May 11, 2018

On 1 March 2018, Justice Mullins of the Brisbane Supreme Court, dismissed an application seeking a declaration that Insurer paid rehabilitation had to be added to an offer of settlement. This case has implications for insurers to consider when making offers. 

Background

The Applicant made a claim for personal injuries after being involved in a motor vehicle accident on 4 December 2015. 

During the claim, the insurer had paid out $22,318.11 in rehabilitation under its legislative obligations. 

On 18 January 2018, the Insurer made a Mandatory Final Offer of $53,000.00 plus regulation costs fixed at $3,600.00, exclusive of rehabilitation, paid by the Insurer for $22,318.11. 

The Applicant’s solicitors advised the Insurer that they believed the Insurer’s offer had been incorrectly framed.
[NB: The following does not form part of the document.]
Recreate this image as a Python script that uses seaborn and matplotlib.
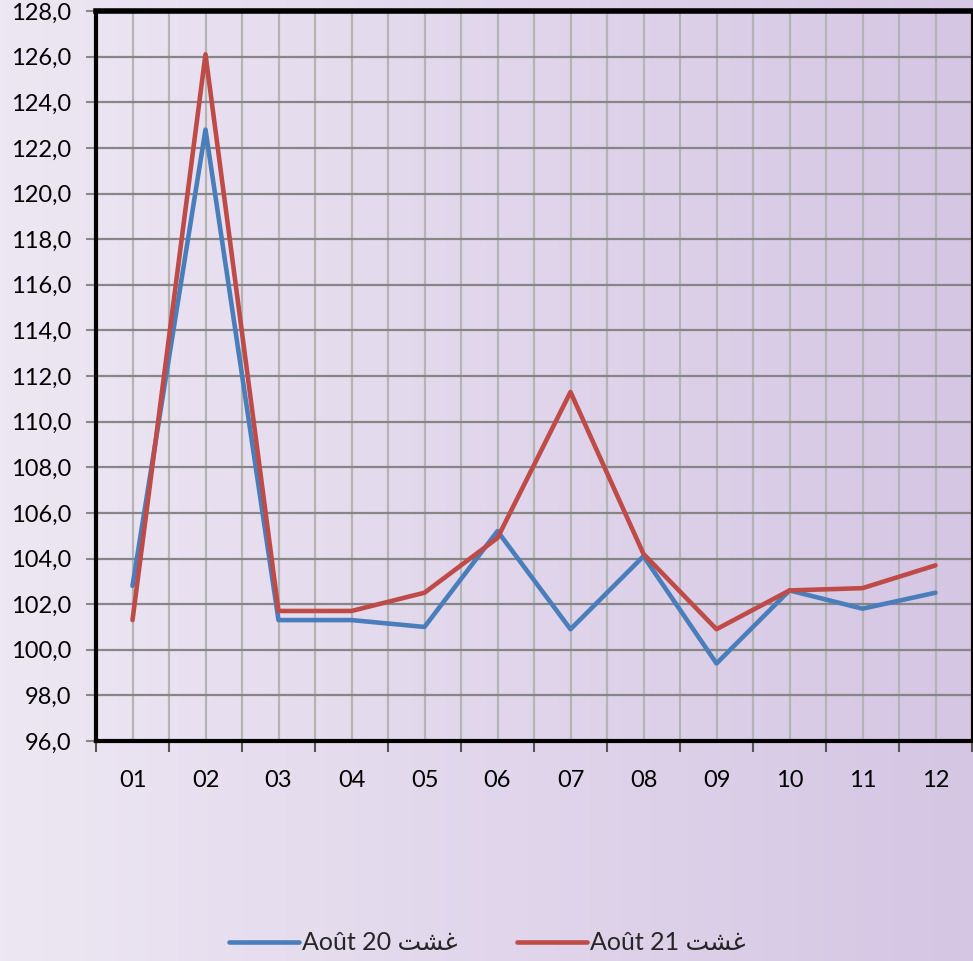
import numpy as np
import pandas as pd
import matplotlib
matplotlib.use("Agg")
import matplotlib.pyplot as plt
import seaborn as sns
from matplotlib.ticker import MultipleLocator, FixedLocator, FuncFormatter
from matplotlib.lines import Line2D
from matplotlib.colors import LinearSegmentedColormap

months = ["01", "02", "03", "04", "05", "06", "07", "08", "09", "10", "11", "12"]
aout20 = [102.8, 122.8, 101.3, 101.3, 101.0, 105.2, 100.9, 104.1, 99.4, 102.6, 101.8, 102.5]
aout21 = [101.3, 126.1, 101.7, 101.7, 102.5, 104.9, 111.3, 104.2, 100.9, 102.6, 102.7, 103.7]
series_names = ["Août 20 \uFE96\uFEB8\uFECF", "Août 21 \uFE96\uFEB8\uFECF"]
colors = ["#4A7EBB", "#BE4B48"]

sns.set_theme(style="white")
plt.rcParams['font.family'] = ['Lato', 'DejaVu Sans']

df = pd.DataFrame({
    "x": list(range(1, 13)) * 2,
    "value": aout20 + aout21,
    "series": [series_names[0]] * 12 + [series_names[1]] * 12,
})

fig = plt.figure(figsize=(9.73, 9.61), dpi=100)

# gradient background
bg = fig.add_axes([0, 0, 1, 1], zorder=-10)
grad = np.linspace(0, 1, 256).reshape(1, -1)
cmap = LinearSegmentedColormap.from_list("bg", ["#EDE7F3", "#D5C6E4"])
bg.imshow(grad, aspect="auto", cmap=cmap, extent=[0, 1, 0, 1])
bg.axis("off")

ax = fig.add_axes([96/973, 1 - 741/961, 876/973, 730/961])
ax.set_facecolor("none")

sns.lineplot(data=df, x="x", y="value", hue="series", palette=colors,
             linewidth=3.3, ax=ax, legend=False, zorder=5)

ax.set_xlim(0.5, 12.5)
ax.set_ylim(96, 128)
ax.yaxis.set_major_locator(MultipleLocator(2))
ax.yaxis.set_major_formatter(FuncFormatter(lambda v, p: f"{v:.1f}".replace(".", ",")))

# x: labels at integers, ticks at boundaries
ax.xaxis.set_major_locator(FixedLocator(range(1, 13)))
ax.set_xticklabels(months)
ax.xaxis.set_minor_locator(FixedLocator(np.arange(0.5, 13, 1)))
ax.tick_params(axis="x", which="major", length=0, pad=21, labelsize=17, colors="#000000")
ax.tick_params(axis="x", which="minor", length=8, width=1.5, color="#555555", direction="out")
ax.tick_params(axis="y", which="major", length=7, width=1.5, color="#888888", pad=11,
               labelsize=17, labelcolor="#000000", direction="out")
ax.tick_params(bottom=True, left=True, which="both")

ax.grid(False)
for yv in np.arange(98, 128, 2):
    ax.axhline(yv, color="#868686", lw=1.6, zorder=1)
for xv in np.arange(1, 12.6, 0.5):
    ax.axvline(xv, color="#B4B4B4", lw=1.6, zorder=0.9)

ax.set_xlabel("")
ax.set_ylabel("")
for side, lw in [("left", 3.0), ("top", 4.0), ("bottom", 3.0), ("right", 1.5)]:
    ax.spines[side].set_visible(True)
    ax.spines[side].set_color("#000000")
    ax.spines[side].set_linewidth(lw)

handles = [Line2D([0], [0], color=c, lw=3.3) for c in colors]
fig.legend(handles, series_names, loc="center", bbox_to_anchor=(487/973, 1 - 943/961),
           ncol=2, frameon=False, fontsize=18, handlelength=2.8, handletextpad=0.1,
           columnspacing=2.4)

fig.savefig("out.png", dpi=100)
That is, the Insurer’s offer was effectively $75,318.11 (i.e. the insurer’s stated offer plus rehabilitation). That distinction was important because it would mean that the Insurer was responsible for standard basis costs rather than regulation costs fixed at $3,600.00.  

The Insurer disputed that this was the case. 
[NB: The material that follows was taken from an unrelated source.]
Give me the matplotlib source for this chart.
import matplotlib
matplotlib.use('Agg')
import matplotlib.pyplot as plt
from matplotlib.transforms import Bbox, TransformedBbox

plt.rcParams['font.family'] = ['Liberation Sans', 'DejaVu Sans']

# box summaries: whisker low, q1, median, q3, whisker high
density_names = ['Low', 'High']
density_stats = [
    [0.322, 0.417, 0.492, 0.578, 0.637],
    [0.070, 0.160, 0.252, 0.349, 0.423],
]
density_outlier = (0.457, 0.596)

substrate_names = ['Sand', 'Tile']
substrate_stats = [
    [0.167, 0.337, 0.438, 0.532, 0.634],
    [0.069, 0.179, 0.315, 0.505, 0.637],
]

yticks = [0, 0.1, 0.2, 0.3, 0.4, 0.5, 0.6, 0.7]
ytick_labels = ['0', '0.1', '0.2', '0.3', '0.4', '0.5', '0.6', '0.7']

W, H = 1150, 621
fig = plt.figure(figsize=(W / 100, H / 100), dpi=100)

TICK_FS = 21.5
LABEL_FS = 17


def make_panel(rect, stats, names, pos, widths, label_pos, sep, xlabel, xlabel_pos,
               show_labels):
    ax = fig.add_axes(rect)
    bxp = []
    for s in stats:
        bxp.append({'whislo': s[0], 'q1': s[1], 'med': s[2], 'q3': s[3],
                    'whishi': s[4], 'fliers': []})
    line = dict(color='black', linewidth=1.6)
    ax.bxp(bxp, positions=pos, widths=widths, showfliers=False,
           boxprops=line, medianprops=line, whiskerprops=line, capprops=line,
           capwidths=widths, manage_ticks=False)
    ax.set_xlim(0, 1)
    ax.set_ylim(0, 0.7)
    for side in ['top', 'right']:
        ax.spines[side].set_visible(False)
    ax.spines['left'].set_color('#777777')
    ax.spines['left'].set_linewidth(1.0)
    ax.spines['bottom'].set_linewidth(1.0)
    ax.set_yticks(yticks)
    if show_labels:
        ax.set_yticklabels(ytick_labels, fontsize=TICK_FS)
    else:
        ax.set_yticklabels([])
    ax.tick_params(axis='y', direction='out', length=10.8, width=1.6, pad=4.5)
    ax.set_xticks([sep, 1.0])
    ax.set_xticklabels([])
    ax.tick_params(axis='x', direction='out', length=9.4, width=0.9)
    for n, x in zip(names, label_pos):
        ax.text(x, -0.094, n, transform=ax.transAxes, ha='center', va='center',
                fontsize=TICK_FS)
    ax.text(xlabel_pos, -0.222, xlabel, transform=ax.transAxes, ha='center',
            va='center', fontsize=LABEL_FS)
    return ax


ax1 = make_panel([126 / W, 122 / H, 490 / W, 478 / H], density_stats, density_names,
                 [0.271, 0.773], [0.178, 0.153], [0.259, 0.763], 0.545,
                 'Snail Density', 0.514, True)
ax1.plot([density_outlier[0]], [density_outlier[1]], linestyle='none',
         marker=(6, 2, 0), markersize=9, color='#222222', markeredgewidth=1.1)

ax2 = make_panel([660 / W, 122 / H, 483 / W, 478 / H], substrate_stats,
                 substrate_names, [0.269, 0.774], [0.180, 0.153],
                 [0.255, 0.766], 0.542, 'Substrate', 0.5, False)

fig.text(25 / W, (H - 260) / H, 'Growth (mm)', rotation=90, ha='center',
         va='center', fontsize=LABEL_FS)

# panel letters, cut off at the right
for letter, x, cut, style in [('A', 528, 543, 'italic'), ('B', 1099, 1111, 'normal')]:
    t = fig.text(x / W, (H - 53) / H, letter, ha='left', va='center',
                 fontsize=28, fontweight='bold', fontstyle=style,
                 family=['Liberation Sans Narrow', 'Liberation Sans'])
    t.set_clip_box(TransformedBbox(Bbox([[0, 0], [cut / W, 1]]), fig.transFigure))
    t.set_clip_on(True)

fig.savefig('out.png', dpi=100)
On 1 February 2018, the Applicant’s solicitors wrote to the Insurer and advised them that they accepted the Insurers offer on the understanding that it was for $75,318.11 plus costs. They also indicated that if their position was not accepted by the Insurer, then they would be making an Application to the Court.

Finding

Justice Mullins dismissed the Applicant’s Application for a declaration that the Insurer’s Mandatory Final Offer be framed as $75,318.11 plus costs. 

In coming to that decision, Justice Mullins had regard to the fact that the Insurer had not given notice under section 51 (4) of the Act. Section 51 (4) of the Act provides that if an Insurer intends for a Court to take the cost of rehabilitation paid by them into account, then they must give Claimants written notice of that intention.
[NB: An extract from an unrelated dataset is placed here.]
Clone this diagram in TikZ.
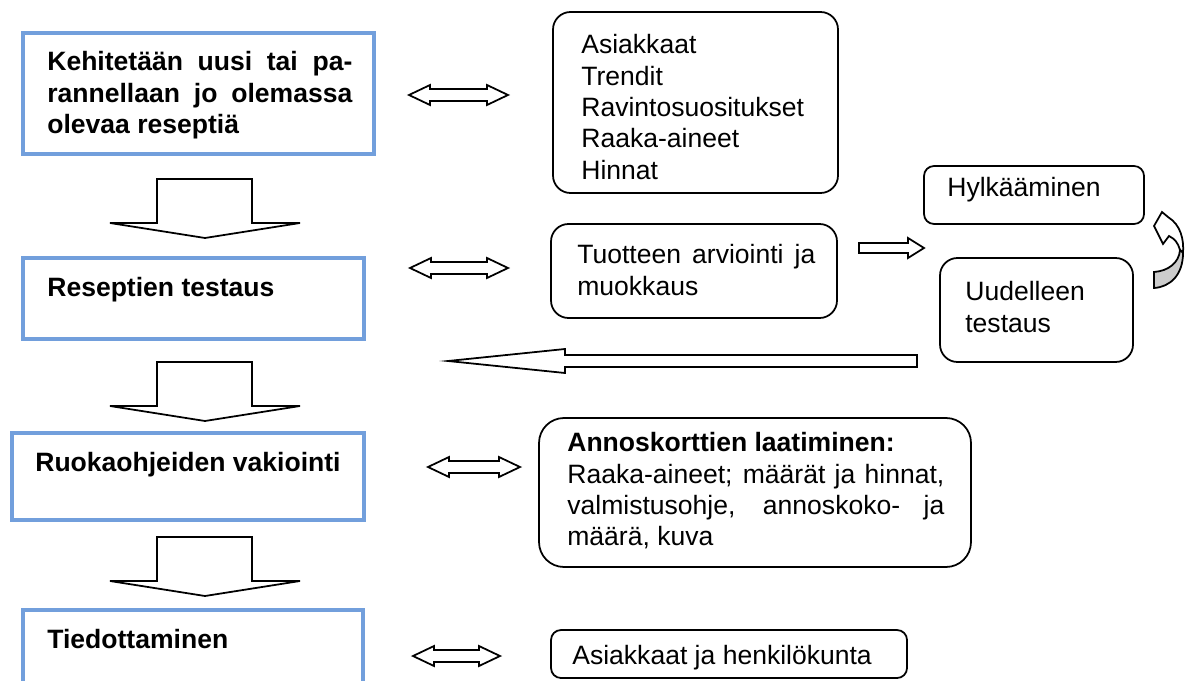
\documentclass[tikz,border=0pt]{standalone}
\usepackage{fontspec}
\setmainfont{Liberation Sans}
\definecolor{boxblue}{RGB}{114,159,220}
\definecolor{twistgray}{RGB}{204,204,204}
\newcommand{\boxfont}{\fontsize{15.1pt}{17.9pt}\selectfont}
\hyphenpenalty=10000
\tolerance=10000

\begin{document}
\begin{tikzpicture}[
            bluebox/.style = {draw=boxblue, line width=2.1pt, inner sep=0pt}, % process steps
            roundbox/.style = {draw, line width=1pt, rounded corners=0.35cm, inner sep=0pt},
            boxtext/.style = {anchor=north west, inner sep=0pt, font=\boxfont, align=left},
            blockarrow/.style = {draw, line width=1pt, fill=white, line join=miter}
        ]

	\useasboundingbox (0,0) rectangle (23.88,-13.6);
	\clip (0,0) rectangle (23.88,-13.6);

	% left column
	\node[bluebox, minimum width=7.02cm, minimum height=2.42cm] (develop) at (3.97,-1.87) {};
	\node[bluebox, minimum width=6.82cm, minimum height=1.62cm] (testing) at (3.87,-5.97) {};
	\node[bluebox, minimum width=7.04cm, minimum height=1.74cm] (standard) at (3.76,-9.53) {};
	\node[bluebox, minimum width=6.80cm, minimum height=2.00cm] (inform) at (3.86,-13.20) {};

	\node[boxtext, text width=6.1cm, align=justify, font=\boxfont\bfseries] (developtxt) at (0.94,-1.02)
		{Kehitetään uusi tai pa-\linebreak rannellaan jo olemassa\linebreak olevaa reseptiä};
	\node[boxtext, font=\boxfont\bfseries] (testingtxt) at (0.94,-5.54) {Reseptien testaus};
	\node[boxtext, font=\boxfont\bfseries] (standardtxt) at (0.70,-9.04) {Ruokaohjeiden vakiointi};
	\node[boxtext, font=\boxfont\bfseries] (informtxt) at (0.94,-12.58) {Tiedottaminen};

	% right column
	\node[roundbox, minimum width=5.70cm, minimum height=3.62cm] (factors) at (13.91,-2.05) {};
	\node[roundbox, minimum width=5.72cm, minimum height=1.88cm] (evaluate) at (13.88,-5.42) {};
	\node[roundbox, rounded corners=0.2cm, minimum width=4.40cm, minimum height=1.16cm] (reject) at (20.68,-3.90) {};
	\node[roundbox, minimum width=3.86cm, minimum height=2.08cm] (retest) at (20.73,-6.20) {};
	\node[roundbox, rounded corners=0.5cm, minimum width=8.64cm, minimum height=2.98cm] (cards) at (15.10,-9.85) {};
	\node[roundbox, rounded corners=0.2cm, minimum width=7.12cm, minimum height=0.96cm] (staff) at (14.58,-13.08) {};

	\node[boxtext] (factorstxt) at (11.62,-0.68)
		{Asiakkaat\\Trendit\\Ravintosuositukset\\Raaka-aineet\\Hinnat};
	\node[boxtext, text width=4.76cm, align=justify] (evaluatetxt) at (11.54,-4.88)
		{Tuotteen arviointi ja\linebreak muokkaus};
	\node[boxtext] (rejecttxt) at (18.94,-3.54) {Hylkääminen};
	\node[boxtext] (retesttxt) at (19.30,-5.62) {Uudelleen\\testaus};
	\node[boxtext, text width=7.54cm, align=justify] (cardstxt) at (11.34,-8.64)
		{\textbf{Annoskorttien laatiminen:}\\Raaka-aineet; määrät ja hinnat,\linebreak valmistusohje, annoskoko- ja\linebreak määrä, kuva};
	\node[boxtext] (stafftxt) at (11.44,-12.90) {Asiakkaat ja henkilökunta};

	% down arrows
	\foreach \t in {-3.58,-7.24,-10.74}
		\draw[blockarrow] (3.14,\t) -- (3.14,\t-0.88) -- (2.20,\t-0.88) -- (4.10,\t-1.18)
			-- (6.00,\t-0.88) -- (5.04,\t-0.88) -- (5.04,\t) -- cycle;

	% double arrows
	\foreach \l/\r/\y in {8.18/10.16/-1.90, 8.20/10.16/-5.36, 8.56/10.40/-9.34, 8.26/10.00/-13.12}
		\draw[blockarrow] (\l,\y) -- (\l+0.42,\y+0.2) -- (\l+0.42,\y+0.12) -- (\r-0.42,\y+0.12)
			-- (\r-0.42,\y+0.2) -- (\r,\y) -- (\r-0.42,\y-0.2) -- (\r-0.42,\y-0.12)
			-- (\l+0.42,\y-0.12) -- (\l+0.42,\y-0.2) -- cycle;

	% to reject / retest
	\draw[blockarrow] (17.18,-4.86) -- (18.16,-4.86) -- (18.16,-4.76) -- (18.48,-4.96)
		-- (18.16,-5.16) -- (18.16,-5.06) -- (17.18,-5.06) -- cycle;

	% back to testing
	\draw[blockarrow] (18.34,-7.10) -- (11.30,-7.10) -- (11.30,-6.98) -- (8.96,-7.22)
		-- (11.30,-7.46) -- (11.30,-7.34) -- (18.34,-7.34) -- cycle;

	% curved arrow
	\draw[blockarrow] (23.08,-4.52) -- (23.24,-4.24) -- (23.36,-4.34)
		.. controls (23.62,-4.50) and (23.68,-4.80) .. (23.66,-5.06) -- (23.60,-5.00)
		.. controls (23.56,-4.86) and (23.50,-4.78) .. (23.38,-4.72) -- (23.26,-4.88) -- cycle;
	\draw[blockarrow, fill=twistgray] (23.66,-5.06)
		.. controls (23.66,-5.50) and (23.40,-5.74) .. (23.08,-5.76) -- (23.08,-5.44)
		.. controls (23.36,-5.42) and (23.58,-5.26) .. (23.60,-5.00) -- cycle;

\end{tikzpicture}
\end{document}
Justice Mullins also had regard to section 51 (9) and section 51 (9A) of the Act. Section 51 (9) provides that rehabilitation costs can only be taken into account if the Insurer has granted a notice under section 51 (4) of the Act. Section 51 (9A) provides guidance on how rehabilitation costs should be taken into account where notice has been provided. 

Her Honour found that the Applicant could not succeed because the Insurer had not given notice pursuant to section 51 (4) of the Act. The Applicant’s position was also contrary to Justice Applegarth’s analysis of section 51 (4) of the Act in Aldridge v Allianz Australia Insurance Limited [2009] QSC 257. 

Justice Mullins awarded the Insurer their costs of the Application on the basis that the answer to the Applicant’s issue was set out in section 51 (4) of the Act and the decision of Aldridge.   

What can we take away from this case?

Whenever you are making an offer, it is essential to determine whether notice has been given under section 51 (4) of the Act. 

If you have given notice under section 51 (4), then you will need to have regard to whether the rehabilitation paid will push your offer into the plus costs category. 

Conversely, if notice has not been given under section 51 (4), then the rehabilitation paid will not affect your offers. However, should the matter proceed to Trial then you will not be able to seek a reduction in damages for rehabilitation paid. 

Thus, whether you give notice under section 51 (4) will be a matter that you will need to consider on a case by case basis, weighing up the pros and cons of doing so.